▸ BRIEF
In the material below, identify each line bearing the word "that". Reproduce those lines.

** begin INPUT DATA **

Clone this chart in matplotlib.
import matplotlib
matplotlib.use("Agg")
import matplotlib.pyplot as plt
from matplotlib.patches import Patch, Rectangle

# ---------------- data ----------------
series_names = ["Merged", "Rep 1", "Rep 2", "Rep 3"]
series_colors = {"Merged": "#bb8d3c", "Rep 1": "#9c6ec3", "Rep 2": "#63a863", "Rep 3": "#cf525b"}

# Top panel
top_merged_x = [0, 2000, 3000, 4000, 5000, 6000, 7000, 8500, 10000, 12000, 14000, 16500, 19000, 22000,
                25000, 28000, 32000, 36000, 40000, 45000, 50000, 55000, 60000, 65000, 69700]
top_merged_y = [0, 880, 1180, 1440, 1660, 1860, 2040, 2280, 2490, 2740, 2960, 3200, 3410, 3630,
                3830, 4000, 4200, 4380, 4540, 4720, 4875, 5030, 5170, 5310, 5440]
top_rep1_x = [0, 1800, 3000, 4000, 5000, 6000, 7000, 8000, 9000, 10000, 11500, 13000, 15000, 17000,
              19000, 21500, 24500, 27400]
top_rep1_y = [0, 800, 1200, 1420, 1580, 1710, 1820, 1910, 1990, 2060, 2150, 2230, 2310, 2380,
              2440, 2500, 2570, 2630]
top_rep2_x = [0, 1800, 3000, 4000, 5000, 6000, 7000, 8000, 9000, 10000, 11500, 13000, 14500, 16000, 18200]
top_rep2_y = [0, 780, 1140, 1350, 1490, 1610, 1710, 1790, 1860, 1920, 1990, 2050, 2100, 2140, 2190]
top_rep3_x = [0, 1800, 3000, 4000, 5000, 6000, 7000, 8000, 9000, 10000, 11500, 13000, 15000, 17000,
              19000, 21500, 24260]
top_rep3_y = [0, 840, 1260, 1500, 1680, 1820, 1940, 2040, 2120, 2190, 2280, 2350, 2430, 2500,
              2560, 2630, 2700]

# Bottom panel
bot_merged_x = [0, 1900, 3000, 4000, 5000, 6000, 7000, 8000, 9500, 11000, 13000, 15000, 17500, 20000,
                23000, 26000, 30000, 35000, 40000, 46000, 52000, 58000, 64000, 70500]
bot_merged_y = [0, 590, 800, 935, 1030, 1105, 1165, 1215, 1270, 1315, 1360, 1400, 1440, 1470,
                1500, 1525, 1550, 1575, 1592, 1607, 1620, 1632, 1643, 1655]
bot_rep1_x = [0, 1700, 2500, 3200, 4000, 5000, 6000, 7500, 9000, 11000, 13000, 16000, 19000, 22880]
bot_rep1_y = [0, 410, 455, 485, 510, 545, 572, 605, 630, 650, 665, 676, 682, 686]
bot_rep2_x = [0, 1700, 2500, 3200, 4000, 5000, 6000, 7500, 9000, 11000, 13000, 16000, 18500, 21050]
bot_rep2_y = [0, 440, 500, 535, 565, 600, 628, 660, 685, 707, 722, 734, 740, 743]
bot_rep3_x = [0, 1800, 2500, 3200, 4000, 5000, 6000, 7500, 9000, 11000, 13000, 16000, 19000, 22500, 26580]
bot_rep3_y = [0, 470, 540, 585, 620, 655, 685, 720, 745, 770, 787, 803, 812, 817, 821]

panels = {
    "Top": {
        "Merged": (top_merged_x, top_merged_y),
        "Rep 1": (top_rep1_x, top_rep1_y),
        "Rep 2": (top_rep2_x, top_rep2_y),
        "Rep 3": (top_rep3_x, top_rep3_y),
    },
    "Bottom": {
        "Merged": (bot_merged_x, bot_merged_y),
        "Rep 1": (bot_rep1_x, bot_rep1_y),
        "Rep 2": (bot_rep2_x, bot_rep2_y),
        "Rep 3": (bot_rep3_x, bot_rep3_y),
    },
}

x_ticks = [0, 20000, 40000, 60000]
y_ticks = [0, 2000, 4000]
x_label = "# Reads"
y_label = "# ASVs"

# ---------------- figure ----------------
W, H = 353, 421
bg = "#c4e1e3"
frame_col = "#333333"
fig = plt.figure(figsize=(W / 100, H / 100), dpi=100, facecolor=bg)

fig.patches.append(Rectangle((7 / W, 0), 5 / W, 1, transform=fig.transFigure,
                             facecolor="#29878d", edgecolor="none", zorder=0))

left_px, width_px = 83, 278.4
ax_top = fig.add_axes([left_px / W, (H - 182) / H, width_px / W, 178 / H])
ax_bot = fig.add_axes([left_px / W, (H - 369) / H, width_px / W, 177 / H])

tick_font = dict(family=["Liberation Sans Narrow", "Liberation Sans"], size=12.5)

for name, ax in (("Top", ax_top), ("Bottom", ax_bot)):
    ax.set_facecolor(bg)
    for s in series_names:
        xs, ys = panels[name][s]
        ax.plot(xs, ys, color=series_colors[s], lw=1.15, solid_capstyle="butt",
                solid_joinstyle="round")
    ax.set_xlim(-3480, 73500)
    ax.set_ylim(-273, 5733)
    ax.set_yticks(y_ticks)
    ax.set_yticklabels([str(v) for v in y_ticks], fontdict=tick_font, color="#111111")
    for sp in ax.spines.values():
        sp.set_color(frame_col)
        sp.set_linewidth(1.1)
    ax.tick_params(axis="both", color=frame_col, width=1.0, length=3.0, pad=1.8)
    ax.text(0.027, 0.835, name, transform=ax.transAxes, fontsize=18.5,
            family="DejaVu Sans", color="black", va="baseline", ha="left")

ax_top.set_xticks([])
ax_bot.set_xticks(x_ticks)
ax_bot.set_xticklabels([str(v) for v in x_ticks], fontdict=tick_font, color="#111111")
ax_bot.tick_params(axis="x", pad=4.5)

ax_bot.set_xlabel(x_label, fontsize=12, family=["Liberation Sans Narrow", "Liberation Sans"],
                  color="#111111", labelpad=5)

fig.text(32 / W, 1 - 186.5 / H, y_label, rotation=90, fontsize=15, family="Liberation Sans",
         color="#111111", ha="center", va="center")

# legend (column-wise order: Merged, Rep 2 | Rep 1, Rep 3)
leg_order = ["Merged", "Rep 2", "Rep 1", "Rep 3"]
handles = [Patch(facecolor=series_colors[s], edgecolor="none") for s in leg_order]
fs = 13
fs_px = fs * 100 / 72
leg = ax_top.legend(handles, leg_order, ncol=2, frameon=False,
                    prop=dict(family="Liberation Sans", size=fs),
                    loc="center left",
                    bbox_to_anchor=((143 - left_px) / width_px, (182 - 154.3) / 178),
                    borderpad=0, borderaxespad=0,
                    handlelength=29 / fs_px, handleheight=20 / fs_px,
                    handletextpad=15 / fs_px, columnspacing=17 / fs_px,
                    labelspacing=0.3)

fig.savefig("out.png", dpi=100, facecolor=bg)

** end INPUT DATA **
** begin INPUT DATA **

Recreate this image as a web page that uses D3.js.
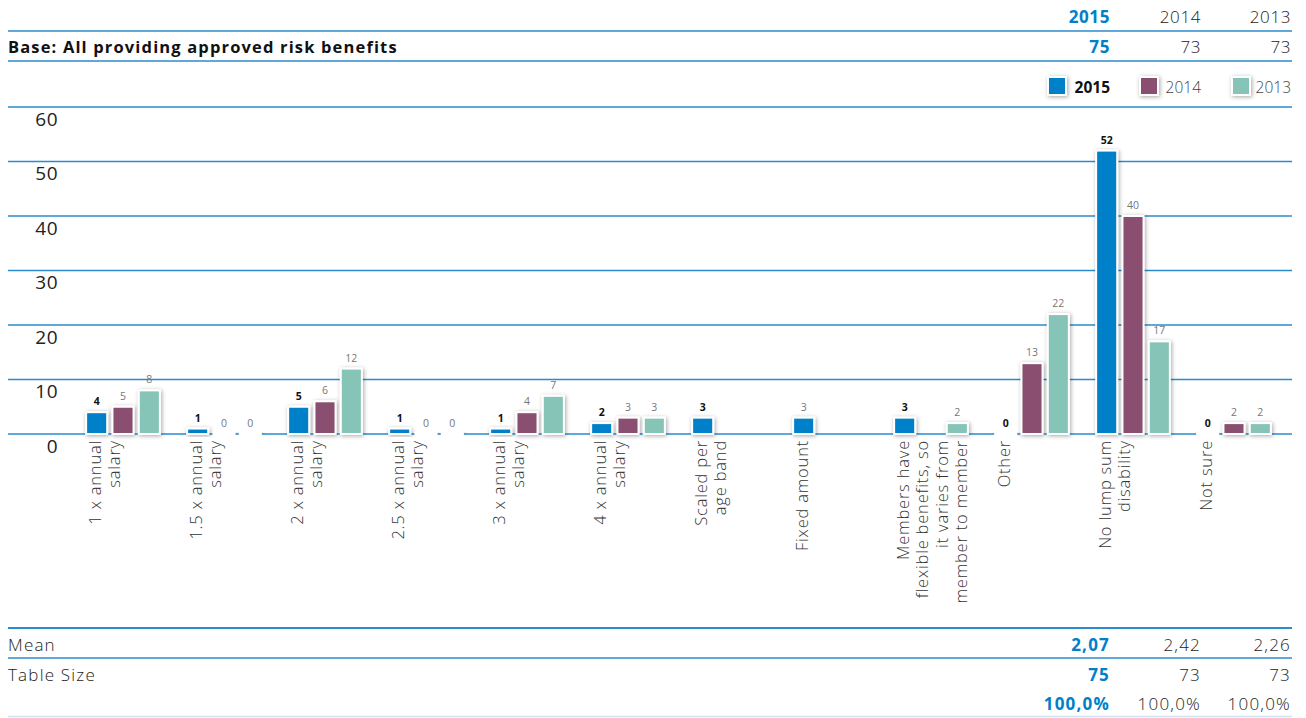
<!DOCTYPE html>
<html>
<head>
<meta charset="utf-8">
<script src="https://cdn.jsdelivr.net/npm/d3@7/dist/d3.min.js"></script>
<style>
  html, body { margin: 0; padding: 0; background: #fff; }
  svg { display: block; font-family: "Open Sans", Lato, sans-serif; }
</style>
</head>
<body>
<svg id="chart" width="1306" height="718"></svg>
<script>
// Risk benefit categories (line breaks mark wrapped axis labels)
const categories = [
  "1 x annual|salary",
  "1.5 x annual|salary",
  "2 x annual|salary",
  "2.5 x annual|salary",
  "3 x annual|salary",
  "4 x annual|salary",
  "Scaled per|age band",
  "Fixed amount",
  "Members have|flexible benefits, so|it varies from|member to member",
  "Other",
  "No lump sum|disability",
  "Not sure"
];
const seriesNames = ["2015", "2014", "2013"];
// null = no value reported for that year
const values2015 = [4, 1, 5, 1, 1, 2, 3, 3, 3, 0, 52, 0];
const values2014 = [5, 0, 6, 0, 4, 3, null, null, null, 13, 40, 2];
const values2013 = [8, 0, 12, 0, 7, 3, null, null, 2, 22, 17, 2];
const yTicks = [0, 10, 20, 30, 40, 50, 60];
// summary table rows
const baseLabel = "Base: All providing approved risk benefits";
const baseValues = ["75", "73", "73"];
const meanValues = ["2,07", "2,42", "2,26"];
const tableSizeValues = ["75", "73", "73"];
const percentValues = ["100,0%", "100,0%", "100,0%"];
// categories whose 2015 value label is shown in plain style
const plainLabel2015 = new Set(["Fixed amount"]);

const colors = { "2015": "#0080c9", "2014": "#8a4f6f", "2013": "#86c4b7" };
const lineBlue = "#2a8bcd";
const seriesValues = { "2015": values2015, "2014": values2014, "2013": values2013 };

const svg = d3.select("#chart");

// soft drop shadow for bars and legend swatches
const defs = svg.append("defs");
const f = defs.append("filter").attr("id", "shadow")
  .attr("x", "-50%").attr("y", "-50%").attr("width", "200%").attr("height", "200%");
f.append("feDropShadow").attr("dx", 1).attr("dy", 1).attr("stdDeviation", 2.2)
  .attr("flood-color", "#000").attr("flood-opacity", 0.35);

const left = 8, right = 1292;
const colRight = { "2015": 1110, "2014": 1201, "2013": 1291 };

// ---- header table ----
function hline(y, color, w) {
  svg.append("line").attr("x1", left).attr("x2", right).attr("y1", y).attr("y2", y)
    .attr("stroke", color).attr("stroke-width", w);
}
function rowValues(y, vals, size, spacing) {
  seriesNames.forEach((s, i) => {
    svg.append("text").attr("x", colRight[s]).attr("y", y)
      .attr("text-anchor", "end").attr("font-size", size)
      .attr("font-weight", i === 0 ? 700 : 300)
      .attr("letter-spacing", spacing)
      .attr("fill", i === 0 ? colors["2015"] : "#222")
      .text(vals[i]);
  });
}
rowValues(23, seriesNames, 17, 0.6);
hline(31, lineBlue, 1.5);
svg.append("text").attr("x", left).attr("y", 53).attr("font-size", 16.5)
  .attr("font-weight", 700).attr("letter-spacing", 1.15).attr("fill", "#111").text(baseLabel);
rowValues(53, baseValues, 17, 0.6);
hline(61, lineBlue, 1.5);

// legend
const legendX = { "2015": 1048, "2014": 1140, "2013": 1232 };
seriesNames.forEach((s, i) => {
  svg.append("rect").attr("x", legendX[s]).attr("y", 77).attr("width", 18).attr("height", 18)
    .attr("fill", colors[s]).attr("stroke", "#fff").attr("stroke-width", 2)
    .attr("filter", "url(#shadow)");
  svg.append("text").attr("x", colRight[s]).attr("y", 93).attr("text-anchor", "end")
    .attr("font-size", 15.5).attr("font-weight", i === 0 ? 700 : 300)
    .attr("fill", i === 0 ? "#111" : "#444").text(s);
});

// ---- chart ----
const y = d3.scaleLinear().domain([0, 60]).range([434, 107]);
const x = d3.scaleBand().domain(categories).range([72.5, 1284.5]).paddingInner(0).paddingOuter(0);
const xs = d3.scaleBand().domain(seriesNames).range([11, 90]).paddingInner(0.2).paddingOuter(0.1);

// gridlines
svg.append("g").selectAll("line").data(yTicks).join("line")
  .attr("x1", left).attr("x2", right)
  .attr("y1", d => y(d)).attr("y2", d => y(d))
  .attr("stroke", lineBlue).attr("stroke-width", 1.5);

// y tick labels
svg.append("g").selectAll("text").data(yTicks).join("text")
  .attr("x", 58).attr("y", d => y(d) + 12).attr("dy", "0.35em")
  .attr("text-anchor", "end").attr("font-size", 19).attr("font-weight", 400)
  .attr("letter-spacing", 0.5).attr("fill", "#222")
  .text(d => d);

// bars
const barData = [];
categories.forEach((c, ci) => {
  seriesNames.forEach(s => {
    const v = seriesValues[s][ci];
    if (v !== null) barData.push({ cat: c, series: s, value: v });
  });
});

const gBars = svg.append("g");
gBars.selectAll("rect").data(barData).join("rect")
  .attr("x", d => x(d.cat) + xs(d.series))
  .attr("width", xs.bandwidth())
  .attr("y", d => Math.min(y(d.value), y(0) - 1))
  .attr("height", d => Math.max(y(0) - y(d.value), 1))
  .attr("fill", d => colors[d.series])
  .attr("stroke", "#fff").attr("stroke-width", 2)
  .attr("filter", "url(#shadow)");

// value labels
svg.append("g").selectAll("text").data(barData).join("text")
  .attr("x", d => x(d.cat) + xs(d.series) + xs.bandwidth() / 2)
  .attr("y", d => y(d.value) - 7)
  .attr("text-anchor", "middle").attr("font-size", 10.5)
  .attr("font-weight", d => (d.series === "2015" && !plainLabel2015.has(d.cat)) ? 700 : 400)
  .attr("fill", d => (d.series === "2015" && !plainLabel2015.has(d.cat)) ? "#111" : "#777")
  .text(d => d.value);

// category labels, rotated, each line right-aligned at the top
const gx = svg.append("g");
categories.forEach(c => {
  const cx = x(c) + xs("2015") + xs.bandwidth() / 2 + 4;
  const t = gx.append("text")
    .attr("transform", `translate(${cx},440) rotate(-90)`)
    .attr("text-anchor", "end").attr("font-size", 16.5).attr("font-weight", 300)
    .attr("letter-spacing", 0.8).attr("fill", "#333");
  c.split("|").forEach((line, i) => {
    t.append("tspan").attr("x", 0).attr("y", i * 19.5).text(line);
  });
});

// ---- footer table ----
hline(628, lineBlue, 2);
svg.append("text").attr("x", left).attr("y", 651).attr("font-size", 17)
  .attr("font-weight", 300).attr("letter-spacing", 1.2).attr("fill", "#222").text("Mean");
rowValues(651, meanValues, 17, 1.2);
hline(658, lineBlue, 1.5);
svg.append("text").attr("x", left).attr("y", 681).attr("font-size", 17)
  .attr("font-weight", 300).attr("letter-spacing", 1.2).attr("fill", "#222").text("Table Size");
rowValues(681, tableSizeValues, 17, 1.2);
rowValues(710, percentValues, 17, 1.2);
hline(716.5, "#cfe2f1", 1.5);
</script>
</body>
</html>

** end INPUT DATA **
** begin INPUT DATA **

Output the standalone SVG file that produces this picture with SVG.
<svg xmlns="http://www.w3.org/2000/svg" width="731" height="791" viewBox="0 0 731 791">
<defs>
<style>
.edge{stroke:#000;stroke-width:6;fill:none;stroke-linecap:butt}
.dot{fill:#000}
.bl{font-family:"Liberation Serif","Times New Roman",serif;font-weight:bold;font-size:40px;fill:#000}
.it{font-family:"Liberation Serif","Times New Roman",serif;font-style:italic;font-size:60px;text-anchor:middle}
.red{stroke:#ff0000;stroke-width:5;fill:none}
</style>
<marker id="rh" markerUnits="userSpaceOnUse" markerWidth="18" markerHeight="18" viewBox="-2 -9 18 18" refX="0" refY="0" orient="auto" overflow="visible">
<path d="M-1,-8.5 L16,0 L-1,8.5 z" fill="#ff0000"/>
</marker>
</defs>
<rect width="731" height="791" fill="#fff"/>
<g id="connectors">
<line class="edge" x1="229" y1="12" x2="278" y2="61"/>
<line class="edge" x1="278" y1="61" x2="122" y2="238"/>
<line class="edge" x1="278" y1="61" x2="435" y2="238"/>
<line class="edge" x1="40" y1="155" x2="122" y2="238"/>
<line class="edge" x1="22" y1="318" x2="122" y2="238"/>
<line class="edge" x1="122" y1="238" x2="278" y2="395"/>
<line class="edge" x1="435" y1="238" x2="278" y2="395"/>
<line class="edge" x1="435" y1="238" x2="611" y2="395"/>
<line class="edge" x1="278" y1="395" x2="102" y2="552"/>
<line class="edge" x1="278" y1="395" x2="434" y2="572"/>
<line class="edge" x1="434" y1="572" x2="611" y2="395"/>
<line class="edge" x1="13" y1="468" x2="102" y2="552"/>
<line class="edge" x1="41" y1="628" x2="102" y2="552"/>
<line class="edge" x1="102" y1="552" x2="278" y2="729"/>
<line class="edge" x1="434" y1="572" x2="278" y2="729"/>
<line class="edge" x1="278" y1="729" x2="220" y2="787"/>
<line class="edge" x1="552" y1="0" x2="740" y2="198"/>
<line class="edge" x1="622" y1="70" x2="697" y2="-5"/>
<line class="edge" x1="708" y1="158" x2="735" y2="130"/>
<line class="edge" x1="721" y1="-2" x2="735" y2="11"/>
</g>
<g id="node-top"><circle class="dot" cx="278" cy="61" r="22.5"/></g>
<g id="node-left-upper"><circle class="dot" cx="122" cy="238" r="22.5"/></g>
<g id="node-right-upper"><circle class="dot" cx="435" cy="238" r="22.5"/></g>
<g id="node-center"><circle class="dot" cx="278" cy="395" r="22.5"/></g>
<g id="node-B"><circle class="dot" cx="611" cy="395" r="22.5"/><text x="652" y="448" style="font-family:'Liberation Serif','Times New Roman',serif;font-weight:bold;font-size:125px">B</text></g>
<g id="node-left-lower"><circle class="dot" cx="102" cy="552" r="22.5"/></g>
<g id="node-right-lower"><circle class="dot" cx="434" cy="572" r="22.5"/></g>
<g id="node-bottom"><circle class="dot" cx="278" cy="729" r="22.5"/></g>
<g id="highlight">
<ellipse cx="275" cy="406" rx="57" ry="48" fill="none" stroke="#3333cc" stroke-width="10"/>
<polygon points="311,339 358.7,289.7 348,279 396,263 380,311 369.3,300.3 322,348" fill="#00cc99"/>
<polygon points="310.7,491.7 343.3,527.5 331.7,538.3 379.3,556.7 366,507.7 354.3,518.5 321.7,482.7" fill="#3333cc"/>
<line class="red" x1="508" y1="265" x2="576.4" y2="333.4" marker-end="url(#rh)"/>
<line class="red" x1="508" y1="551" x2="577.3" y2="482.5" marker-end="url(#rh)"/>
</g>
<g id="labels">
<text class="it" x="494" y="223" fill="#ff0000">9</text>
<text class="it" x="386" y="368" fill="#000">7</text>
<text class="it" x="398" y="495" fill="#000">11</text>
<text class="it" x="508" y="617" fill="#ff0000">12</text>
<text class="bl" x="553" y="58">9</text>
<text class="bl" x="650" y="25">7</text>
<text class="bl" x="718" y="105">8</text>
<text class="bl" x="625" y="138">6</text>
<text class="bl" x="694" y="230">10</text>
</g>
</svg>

** end INPUT DATA **

▸ EXERCISE RESPONSE
Recreate this image as a web page that uses D3.js.
// null = no value reported for that year
Output the standalone SVG file that produces this picture with SVG.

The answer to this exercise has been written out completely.